Intro: This is the second of two posts I am sharing that I wrote during my early pregnancy, this past spring. I didn’t share them immediately then due to the private nature of the early stages of pregnancy.
Uber Anxious: Pressure Raining Down on Me
I rushed into an Uber this morning. I didn’t want to make it stop in the bus stop zone, since I know of people who have gotten ticketed for that. Unfortunately, it was raining, so when I went to chase down my Uber (which was lost for a few moments before it finally got to my location) I had to hurriedly close my umbrella. I was borrowing my husband’s umbrella and I was having trouble closing it all morning, as evidenced by my having to ask the guy at the deli counter to close it for me after I purchased ginger ale (for morning sickness).
As I climbed into the Uber, I closed my umbrella the best way I know how—by pressing it into my upper abdomen! It’s helped me in the past when my hands weren’t cutting it, but what I forgot in that moment was that this time there was something growing inside of me that I was supposed to be protecting. Luckily, I didn’t jab the umbrella into my lower abdomen/pregnant area, but I still freaked out at how I had not taken proper precaution and was continuing to use my body in the same manner that I had prior to holding another life inside of it.
The thing about pregnancy is that it causes many people to have OCD-like thoughts. And for someone who already has anxiety and OCD tendencies, it is a lot to handle.
I cried when I got to my office. I cried because the horrible unnatural lighting of my office exacerbated my nausea, but mostly because I was in a mental downward spiral about having used my abdomen to close the umbrella.
I was going to message my OBGYN, as I always do, to make myself extra sure that I didn’t hurt the life growing inside of me (I know it’s only the size of a blueberry, but still!)

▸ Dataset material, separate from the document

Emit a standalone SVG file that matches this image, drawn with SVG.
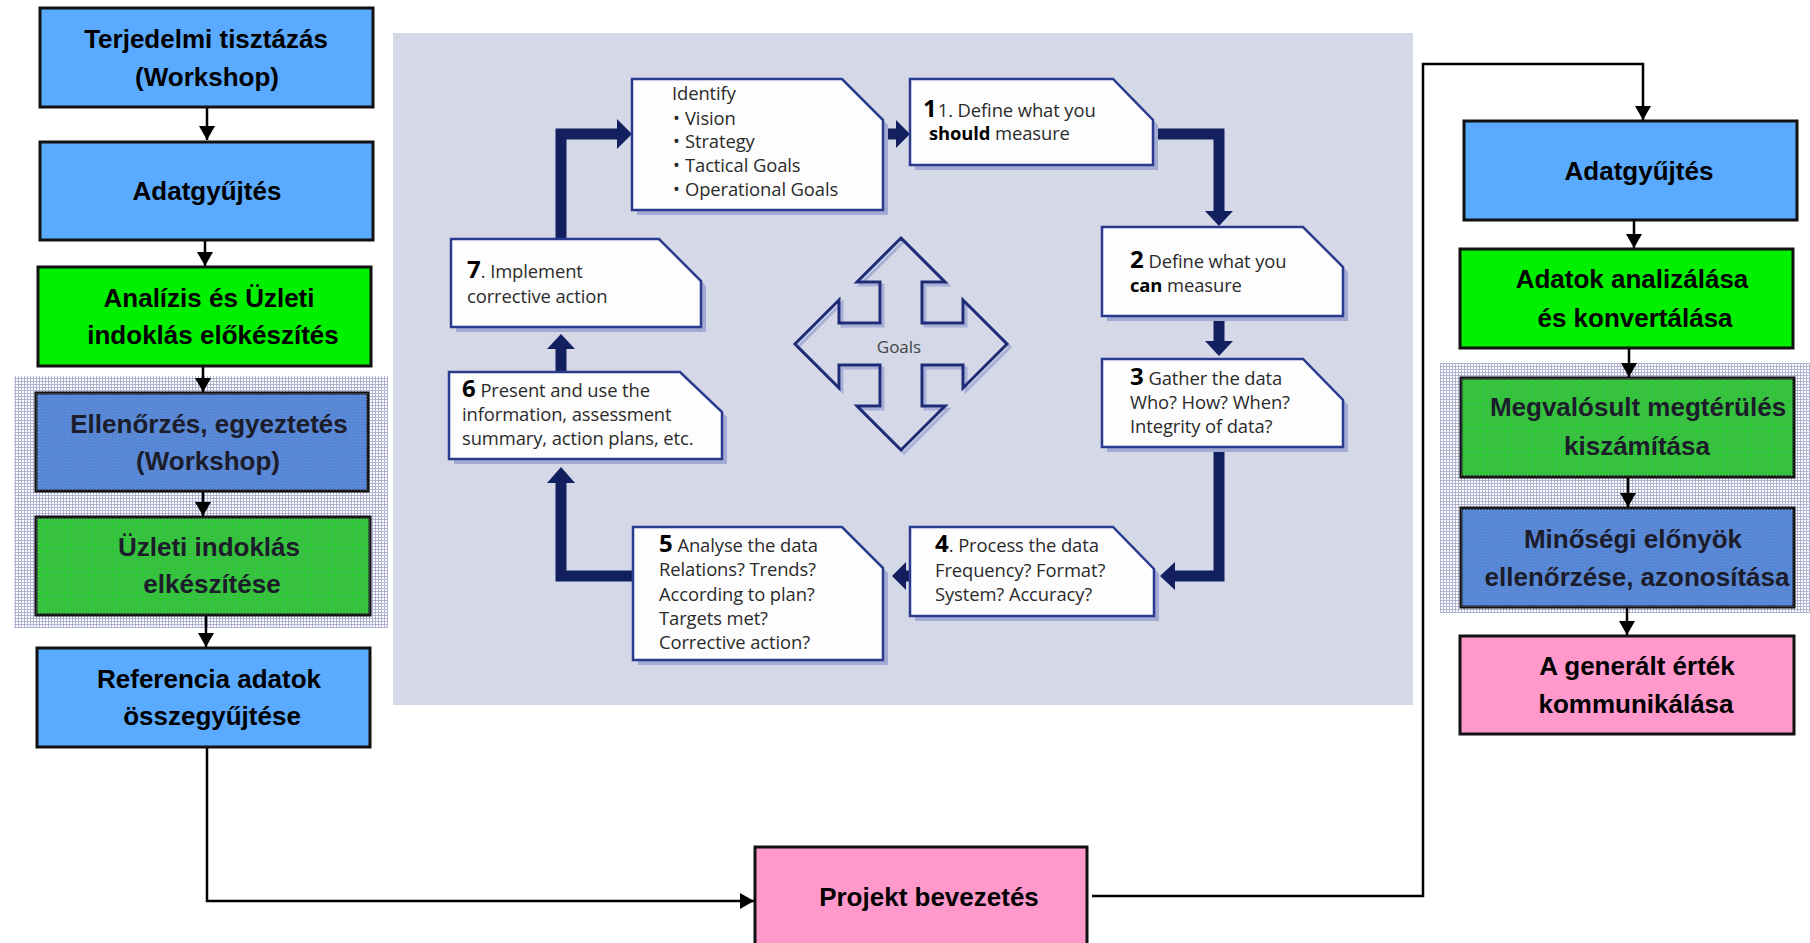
<svg xmlns="http://www.w3.org/2000/svg" width="1810" height="943" viewBox="0 0 1810 943">
<defs>
<style>
.box{stroke:#111;stroke-width:3}
.blue{fill:#5aaaff}
.green{fill:#00f000}
.pink{fill:#ff99cc}
.hblue{fill:#4d86da}
.hgreen{fill:#25cc25}
.lbl{font-family:"Liberation Sans",Arial,sans-serif;font-weight:bold;font-size:26px;fill:#000;text-anchor:middle}
.hl{fill:#1c1c2a}
.conn{fill:none;stroke:#000;stroke-width:2.5}
.nb{fill:#fdfdfe;stroke:#2a3b8f;stroke-width:2.5}
.ns{fill:#a3abd3}
.nt{font-family:"Open Sans","Noto Sans",sans-serif;font-size:18.4px;fill:#2a2a2a;letter-spacing:-0.1px}
.num{font-family:"Open Sans","Noto Sans",sans-serif;font-weight:bold;font-size:24px;fill:#000}
.bo{font-weight:bold;fill:#000}
.thick{fill:none;stroke:#13205f;stroke-width:11}
.head{fill:#13205f}
</style>
<pattern id="hatch" width="3" height="3" patternUnits="userSpaceOnUse">
<rect x="0" y="0" width="3" height="1" fill="#8d91bd"/>
<rect x="0" y="0" width="1" height="3" fill="#8d91bd"/>
</pattern>
<marker id="ah" markerWidth="14" markerHeight="16" refX="14" refY="8" orient="auto" markerUnits="userSpaceOnUse">
<path d="M0,0 L14,8 L0,16 Z" fill="#000"/>
</marker>
</defs>
<rect width="1810" height="943" fill="#fff"/>

<!-- hatched regions -->
<g id="hatch-left">
<rect x="14" y="376" width="374" height="252" fill="#fff"/>
<rect x="14" y="376" width="374" height="252" fill="url(#hatch)" opacity="0.7"/>
</g>
<g id="hatch-right">
<rect x="1440" y="363" width="370" height="250" fill="#fff"/>
<rect x="1440" y="363" width="370" height="250" fill="url(#hatch)" opacity="0.7"/>
</g>

<!-- central picture -->
<g id="center-image">
<rect x="393" y="33" width="1020" height="672" fill="#d5d8e7"/>
</g>

<g id="goals">
<path transform="translate(3,3)" fill="none" stroke="#a8b0d8" stroke-width="3" d="M901,238 L945,282 L922,282 L922,323 L963,323 L963,300 L1007,344 L963,388 L963,365 L922,365 L922,406 L945,406 L901,450 L857,406 L880,406 L880,365 L839,365 L839,388 L795,344 L839,300 L839,323 L880,323 L880,282 L857,282 Z"/>
<path fill="none" stroke="#1e2c78" stroke-width="3" d="M901,238 L945,282 L922,282 L922,323 L963,323 L963,300 L1007,344 L963,388 L963,365 L922,365 L922,406 L945,406 L901,450 L857,406 L880,406 L880,365 L839,365 L839,388 L795,344 L839,300 L839,323 L880,323 L880,282 L857,282 Z"/>
<text x="899" y="353" text-anchor="middle" font-family="'Open Sans','Noto Sans',sans-serif" font-size="17" fill="#444">Goals</text>
</g>

<g id="thick-connectors">
<path class="thick" d="M561,239 V134 H619"/>
<path class="head" d="M617,119 L632,134 L617,149 Z"/>
<path class="thick" d="M883,134 H898"/>
<path class="head" d="M896,120 L910,134 L896,148 Z"/>
<path class="thick" d="M1153,134 H1219 V213"/>
<path class="head" d="M1205,211 L1219,226 L1233,211 Z"/>
<path class="thick" d="M1219,321 V343"/>
<path class="head" d="M1205,341 L1219,356 L1233,341 Z"/>
<path class="thick" d="M1219,452 V576 H1173"/>
<path class="head" d="M1175,562 L1160,576 L1175,590 Z"/>
<path class="thick" d="M912,576 H904"/>
<path class="head" d="M906,562 L892,576 L906,590 Z"/>
<path class="thick" d="M633,576 H561 V481"/>
<path class="head" d="M547,483 L561,467 L575,483 Z"/>
<path class="thick" d="M561,372 V347"/>
<path class="head" d="M547,349 L561,334 L575,349 Z"/>
</g>

<g id="step-identify">
<path class="ns" transform="translate(5,5)" d="M632,79 H842 L883,120 V210 H632 Z"/>
<path class="nb" d="M632,79 H842 L883,120 V210 H632 Z"/>
<text class="nt" x="672" y="100">Identify</text>
<text class="nt" x="673" y="125">• <tspan x="685">Vision</tspan></text>
<text class="nt" x="673" y="148">• <tspan x="685">Strategy</tspan></text>
<text class="nt" x="673" y="172">• <tspan x="685">Tactical Goals</tspan></text>
<text class="nt" x="673" y="196">• <tspan x="685">Operational Goals</tspan></text>
</g>
<g id="step-1">
<path class="ns" transform="translate(5,5)" d="M910,79 H1113 L1153,120 V165 H910 Z"/>
<path class="nb" d="M910,79 H1113 L1153,120 V165 H910 Z"/>
<text x="923" y="117"><tspan class="num">1</tspan><tspan class="nt" dx="1">1. Define what you</tspan></text>
<text class="nt" x="929" y="140"><tspan class="bo">should</tspan> measure</text>
</g>
<g id="step-2">
<path class="ns" transform="translate(5,5)" d="M1102,227 H1303 L1343,267 V316 H1102 Z"/>
<path class="nb" d="M1102,227 H1303 L1343,267 V316 H1102 Z"/>
<text x="1130" y="268"><tspan class="num">2</tspan><tspan class="nt"> Define what you</tspan></text>
<text class="nt" x="1130" y="292"><tspan class="bo">can</tspan> measure</text>
</g>
<g id="step-3">
<path class="ns" transform="translate(5,5)" d="M1102,359 H1303 L1343,400 V447 H1102 Z"/>
<path class="nb" d="M1102,359 H1303 L1343,400 V447 H1102 Z"/>
<text x="1130" y="385"><tspan class="num">3</tspan><tspan class="nt"> Gather the data</tspan></text>
<text class="nt" x="1130" y="409">Who? How? When?</text>
<text class="nt" x="1130" y="433">Integrity of data?</text>
</g>
<g id="step-4">
<path class="ns" transform="translate(5,5)" d="M910,527 H1113 L1154,569 V616 H910 Z"/>
<path class="nb" d="M910,527 H1113 L1154,569 V616 H910 Z"/>
<text x="935" y="552"><tspan class="num">4</tspan><tspan class="nt">. Process the data</tspan></text>
<text class="nt" x="935" y="577">Frequency? Format?</text>
<text class="nt" x="935" y="601">System? Accuracy?</text>
</g>
<g id="step-5">
<path class="ns" transform="translate(5,5)" d="M633,527 H842 L883,568 V660 H633 Z"/>
<path class="nb" d="M633,527 H842 L883,568 V660 H633 Z"/>
<text x="659" y="552"><tspan class="num">5</tspan><tspan class="nt"> Analyse the data</tspan></text>
<text class="nt" x="659" y="576">Relations? Trends?</text>
<text class="nt" x="659" y="601">According to plan?</text>
<text class="nt" x="659" y="625">Targets met?</text>
<text class="nt" x="659" y="649">Corrective action?</text>
</g>
<g id="step-6">
<path class="ns" transform="translate(5,5)" d="M449,372 H680 L722,412 V459 H449 Z"/>
<path class="nb" d="M449,372 H680 L722,412 V459 H449 Z"/>
<text x="462" y="397"><tspan class="num">6</tspan><tspan class="nt"> Present and use the</tspan></text>
<text class="nt" x="462" y="421">information, assessment</text>
<text class="nt" x="462" y="445">summary, action plans, etc.</text>
</g>
<g id="step-7">
<path class="ns" transform="translate(5,5)" d="M451,239 H659 L701,281 V327 H451 Z"/>
<path class="nb" d="M451,239 H659 L701,281 V327 H451 Z"/>
<text x="467" y="278"><tspan class="num">7</tspan><tspan class="nt">. Implement</tspan></text>
<text class="nt" x="467" y="303">corrective action</text>
</g>

<!-- connectors of the outer flow -->
<g id="connectors">
<path class="conn" d="M207,107 V140" marker-end="url(#ah)"/>
<path class="conn" d="M205,240 V266" marker-end="url(#ah)"/>
<path class="conn" d="M203,366 V392" marker-end="url(#ah)"/>
<path class="conn" d="M203,491 V516" marker-end="url(#ah)"/>
<path class="conn" d="M206,615 V647" marker-end="url(#ah)"/>
<path class="conn" d="M207,747 V901 H754" marker-end="url(#ah)"/>
<path class="conn" d="M1092,896 H1423 V64 H1643 V120" marker-end="url(#ah)"/>
<path class="conn" d="M1634,220 V248" marker-end="url(#ah)"/>
<path class="conn" d="M1629,348 V377" marker-end="url(#ah)"/>
<path class="conn" d="M1628,477 V507" marker-end="url(#ah)"/>
<path class="conn" d="M1627,607 V635" marker-end="url(#ah)"/>
</g>

<g id="n-terjedelmi">
<rect class="box blue" x="40" y="8" width="333" height="99"/>
<text class="lbl" x="206" y="48">Terjedelmi tisztázás</text>
<text class="lbl" x="207" y="86">(Workshop)</text>
</g>
<g id="n-adatgyujtes-left">
<rect class="box blue" x="40" y="142" width="333" height="98"/>
<text class="lbl" x="207" y="200">Adatgyűjtés</text>
</g>
<g id="n-analizis">
<rect class="box green" x="38" y="267" width="333" height="99"/>
<text class="lbl" x="209" y="307">Analízis és Üzleti</text>
<text class="lbl" x="213" y="344">indoklás előkészítés</text>
</g>
<g id="n-ellenorzes">
<rect class="box hblue" x="36" y="393" width="332" height="98"/>
<rect x="36" y="393" width="332" height="98" fill="url(#hatch)" opacity="0.3"/>
<text class="lbl hl" x="209" y="433">Ellenőrzés, egyeztetés</text>
<text class="lbl hl" x="208" y="470">(Workshop)</text>
</g>
<g id="n-uzleti">
<rect class="box hgreen" x="36" y="517" width="334" height="98"/>
<rect x="36" y="517" width="334" height="98" fill="url(#hatch)" opacity="0.3"/>
<text class="lbl hl" x="209" y="556">Üzleti indoklás</text>
<text class="lbl hl" x="212" y="593">elkészítése</text>
</g>
<g id="n-referencia">
<rect class="box blue" x="37" y="648" width="333" height="99"/>
<text class="lbl" x="209" y="688">Referencia adatok</text>
<text class="lbl" x="212" y="725">összegyűjtése</text>
</g>
<g id="n-projekt">
<rect class="box pink" x="755" y="847" width="332" height="100"/>
<text class="lbl" x="929" y="906">Projekt bevezetés</text>
</g>
<g id="n-adatgyujtes-right">
<rect class="box blue" x="1464" y="121" width="333" height="99"/>
<text class="lbl" x="1639" y="180">Adatgyűjtés</text>
</g>
<g id="n-adatok">
<rect class="box green" x="1460" y="249" width="333" height="99"/>
<text class="lbl" x="1632" y="288">Adatok analizálása</text>
<text class="lbl" x="1635" y="327">és konvertálása</text>
</g>
<g id="n-megvalosult">
<rect class="box hgreen" x="1461" y="378" width="333" height="99"/>
<rect x="1461" y="378" width="333" height="99" fill="url(#hatch)" opacity="0.3"/>
<text class="lbl hl" x="1638" y="416">Megvalósult megtérülés</text>
<text class="lbl hl" x="1637" y="455">kiszámítása</text>
</g>
<g id="n-minosegi">
<rect class="box hblue" x="1461" y="508" width="333" height="99"/>
<rect x="1461" y="508" width="333" height="99" fill="url(#hatch)" opacity="0.3"/>
<text class="lbl hl" x="1633" y="548">Minőségi előnyök</text>
<text class="lbl hl" x="1637" y="586">ellenőrzése, azonosítása</text>
</g>
<g id="n-generalt">
<rect class="box pink" x="1460" y="636" width="334" height="98"/>
<text class="lbl" x="1637" y="675">A generált érték</text>
<text class="lbl" x="1636" y="713">kommunikálása</text>
</g>
</svg>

As I prepared the photo of my pointing to the area of my upper abdomen in which I had jabbed my umbrella, I cried even harder. When I decided in the summer of 2014 to turn my dating life around for good and stick to dating men with whom I could really see myself marrying and building a family, I did it with the thought of my future child/children in mind. My biological clock was ticking and I had had enough of the games I was playing—even though they had a done a very good job of distracting me from my fears in life: that I would be alone forever, and that, ever since my father died, my life went from blessed to doomed and I would never feel emotionally safe again.
Now I have this unborn child in my body and I really want everything to go smoothly. I used to think the closest I could get to feeling my father’s presence was by emulating his lifestyle, but in recent months, I’ve been realizing it’s really by bringing in another generation who carries on his traits and legacy. I keep wondering whether or not the baby is a boy—and the truth is I would be happy if it was a boy or a girl. Because even if I don’t name this baby after my father (which I am only planning on doing if it is a boy), this child, and G-d willing, all our children, will carry on my father’s legacy and bring his traits (at least some of them) back to life.